--- BEGIN Supplied data ---

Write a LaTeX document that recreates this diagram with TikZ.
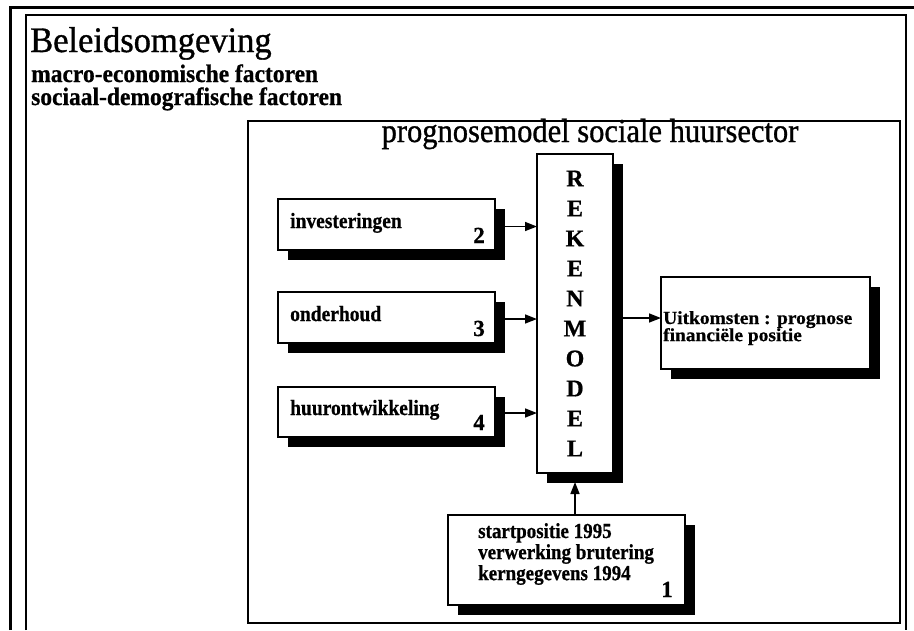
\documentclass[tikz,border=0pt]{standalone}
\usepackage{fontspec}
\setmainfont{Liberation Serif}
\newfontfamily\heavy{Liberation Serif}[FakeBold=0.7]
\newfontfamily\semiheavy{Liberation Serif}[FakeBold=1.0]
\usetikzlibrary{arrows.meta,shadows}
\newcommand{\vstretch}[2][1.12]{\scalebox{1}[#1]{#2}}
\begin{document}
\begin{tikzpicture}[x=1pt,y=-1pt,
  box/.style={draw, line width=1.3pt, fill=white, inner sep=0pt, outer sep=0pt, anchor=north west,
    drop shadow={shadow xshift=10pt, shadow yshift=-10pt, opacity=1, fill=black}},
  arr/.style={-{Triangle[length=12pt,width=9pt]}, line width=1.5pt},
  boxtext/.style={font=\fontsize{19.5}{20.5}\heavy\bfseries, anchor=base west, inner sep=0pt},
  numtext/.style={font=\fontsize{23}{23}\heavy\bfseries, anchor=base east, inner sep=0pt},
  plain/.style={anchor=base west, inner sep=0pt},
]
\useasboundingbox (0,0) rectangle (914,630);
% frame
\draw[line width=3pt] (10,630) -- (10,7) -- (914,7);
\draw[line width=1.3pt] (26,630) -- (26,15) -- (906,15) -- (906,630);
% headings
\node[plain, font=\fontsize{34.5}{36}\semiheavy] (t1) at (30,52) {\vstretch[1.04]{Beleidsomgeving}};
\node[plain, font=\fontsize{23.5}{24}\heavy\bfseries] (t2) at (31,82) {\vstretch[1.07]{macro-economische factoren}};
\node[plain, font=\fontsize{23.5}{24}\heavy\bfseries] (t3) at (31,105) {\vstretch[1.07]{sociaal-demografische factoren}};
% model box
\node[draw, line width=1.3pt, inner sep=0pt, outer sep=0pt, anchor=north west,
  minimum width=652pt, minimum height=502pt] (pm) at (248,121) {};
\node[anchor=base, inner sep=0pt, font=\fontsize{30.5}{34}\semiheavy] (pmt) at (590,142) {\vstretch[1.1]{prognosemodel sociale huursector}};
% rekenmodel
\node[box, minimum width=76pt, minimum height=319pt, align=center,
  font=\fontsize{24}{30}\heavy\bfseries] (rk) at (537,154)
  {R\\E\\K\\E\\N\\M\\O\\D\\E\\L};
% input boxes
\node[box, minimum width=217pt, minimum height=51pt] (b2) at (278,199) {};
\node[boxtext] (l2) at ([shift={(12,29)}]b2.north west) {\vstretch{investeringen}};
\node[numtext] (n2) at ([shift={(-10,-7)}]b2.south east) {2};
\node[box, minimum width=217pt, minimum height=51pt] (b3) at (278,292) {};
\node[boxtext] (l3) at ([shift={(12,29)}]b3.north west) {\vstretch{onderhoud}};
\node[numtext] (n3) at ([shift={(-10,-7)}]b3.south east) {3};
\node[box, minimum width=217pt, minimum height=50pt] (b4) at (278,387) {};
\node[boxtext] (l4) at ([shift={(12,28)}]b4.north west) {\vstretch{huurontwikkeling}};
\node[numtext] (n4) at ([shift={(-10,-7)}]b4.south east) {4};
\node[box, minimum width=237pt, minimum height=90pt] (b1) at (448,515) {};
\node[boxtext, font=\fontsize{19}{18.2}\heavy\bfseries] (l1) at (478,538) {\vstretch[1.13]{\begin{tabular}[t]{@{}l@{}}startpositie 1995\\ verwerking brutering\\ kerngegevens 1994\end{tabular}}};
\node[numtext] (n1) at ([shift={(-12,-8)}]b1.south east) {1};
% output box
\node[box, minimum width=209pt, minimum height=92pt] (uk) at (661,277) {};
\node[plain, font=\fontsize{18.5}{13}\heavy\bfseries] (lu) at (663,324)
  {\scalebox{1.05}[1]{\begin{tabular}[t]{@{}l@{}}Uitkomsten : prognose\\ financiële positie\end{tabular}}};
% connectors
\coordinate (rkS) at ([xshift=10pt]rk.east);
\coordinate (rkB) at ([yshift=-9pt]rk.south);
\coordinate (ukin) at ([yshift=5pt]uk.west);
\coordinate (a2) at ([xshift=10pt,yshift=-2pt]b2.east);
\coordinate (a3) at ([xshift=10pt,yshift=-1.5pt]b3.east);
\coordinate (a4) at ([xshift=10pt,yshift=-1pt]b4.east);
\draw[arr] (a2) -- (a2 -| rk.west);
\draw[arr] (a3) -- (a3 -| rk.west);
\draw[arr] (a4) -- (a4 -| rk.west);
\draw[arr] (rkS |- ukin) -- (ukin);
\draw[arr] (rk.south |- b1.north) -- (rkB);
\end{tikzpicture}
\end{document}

--- END Supplied data ---

» Challenge: Reproduce the whole listing exactly, but not the images in it.

» Correct result:
Write a LaTeX document that recreates this diagram with TikZ.
\documentclass[tikz,border=0pt]{standalone}
\usepackage{fontspec}
\setmainfont{Liberation Serif}
\newfontfamily\heavy{Liberation Serif}[FakeBold=0.7]
\newfontfamily\semiheavy{Liberation Serif}[FakeBold=1.0]
\usetikzlibrary{arrows.meta,shadows}
\newcommand{\vstretch}[2][1.12]{\scalebox{1}[#1]{#2}}
\begin{document}
\begin{tikzpicture}[x=1pt,y=-1pt,
  box/.style={draw, line width=1.3pt, fill=white, inner sep=0pt, outer sep=0pt, anchor=north west,
    drop shadow={shadow xshift=10pt, shadow yshift=-10pt, opacity=1, fill=black}},
  arr/.style={-{Triangle[length=12pt,width=9pt]}, line width=1.5pt},
  boxtext/.style={font=\fontsize{19.5}{20.5}\heavy\bfseries, anchor=base west, inner sep=0pt},
  numtext/.style={font=\fontsize{23}{23}\heavy\bfseries, anchor=base east, inner sep=0pt},
  plain/.style={anchor=base west, inner sep=0pt},
]
\useasboundingbox (0,0) rectangle (914,630);
% frame
\draw[line width=3pt] (10,630) -- (10,7) -- (914,7);
\draw[line width=1.3pt] (26,630) -- (26,15) -- (906,15) -- (906,630);
% headings
\node[plain, font=\fontsize{34.5}{36}\semiheavy] (t1) at (30,52) {\vstretch[1.04]{Beleidsomgeving}};
\node[plain, font=\fontsize{23.5}{24}\heavy\bfseries] (t2) at (31,82) {\vstretch[1.07]{macro-economische factoren}};
\node[plain, font=\fontsize{23.5}{24}\heavy\bfseries] (t3) at (31,105) {\vstretch[1.07]{sociaal-demografische factoren}};
% model box
\node[draw, line width=1.3pt, inner sep=0pt, outer sep=0pt, anchor=north west,
  minimum width=652pt, minimum height=502pt] (pm) at (248,121) {};
\node[anchor=base, inner sep=0pt, font=\fontsize{30.5}{34}\semiheavy] (pmt) at (590,142) {\vstretch[1.1]{prognosemodel sociale huursector}};
% rekenmodel
\node[box, minimum width=76pt, minimum height=319pt, align=center,
  font=\fontsize{24}{30}\heavy\bfseries] (rk) at (537,154)
  {R\\E\\K\\E\\N\\M\\O\\D\\E\\L};
% input boxes
\node[box, minimum width=217pt, minimum height=51pt] (b2) at (278,199) {};
\node[boxtext] (l2) at ([shift={(12,29)}]b2.north west) {\vstretch{investeringen}};
\node[numtext] (n2) at ([shift={(-10,-7)}]b2.south east) {2};
\node[box, minimum width=217pt, minimum height=51pt] (b3) at (278,292) {};
\node[boxtext] (l3) at ([shift={(12,29)}]b3.north west) {\vstretch{onderhoud}};
\node[numtext] (n3) at ([shift={(-10,-7)}]b3.south east) {3};
\node[box, minimum width=217pt, minimum height=50pt] (b4) at (278,387) {};
\node[boxtext] (l4) at ([shift={(12,28)}]b4.north west) {\vstretch{huurontwikkeling}};
\node[numtext] (n4) at ([shift={(-10,-7)}]b4.south east) {4};
\node[box, minimum width=237pt, minimum height=90pt] (b1) at (448,515) {};
\node[boxtext, font=\fontsize{19}{18.2}\heavy\bfseries] (l1) at (478,538) {\vstretch[1.13]{\begin{tabular}[t]{@{}l@{}}startpositie 1995\\ verwerking brutering\\ kerngegevens 1994\end{tabular}}};
\node[numtext] (n1) at ([shift={(-12,-8)}]b1.south east) {1};
% output box
\node[box, minimum width=209pt, minimum height=92pt] (uk) at (661,277) {};
\node[plain, font=\fontsize{18.5}{13}\heavy\bfseries] (lu) at (663,324)
  {\scalebox{1.05}[1]{\begin{tabular}[t]{@{}l@{}}Uitkomsten : prognose\\ financiële positie\end{tabular}}};
% connectors
\coordinate (rkS) at ([xshift=10pt]rk.east);
\coordinate (rkB) at ([yshift=-9pt]rk.south);
\coordinate (ukin) at ([yshift=5pt]uk.west);
\coordinate (a2) at ([xshift=10pt,yshift=-2pt]b2.east);
\coordinate (a3) at ([xshift=10pt,yshift=-1.5pt]b3.east);
\coordinate (a4) at ([xshift=10pt,yshift=-1pt]b4.east);
\draw[arr] (a2) -- (a2 -| rk.west);
\draw[arr] (a3) -- (a3 -| rk.west);
\draw[arr] (a4) -- (a4 -| rk.west);
\draw[arr] (rkS |- ukin) -- (ukin);
\draw[arr] (rk.south |- b1.north) -- (rkB);
\end{tikzpicture}
\end{document}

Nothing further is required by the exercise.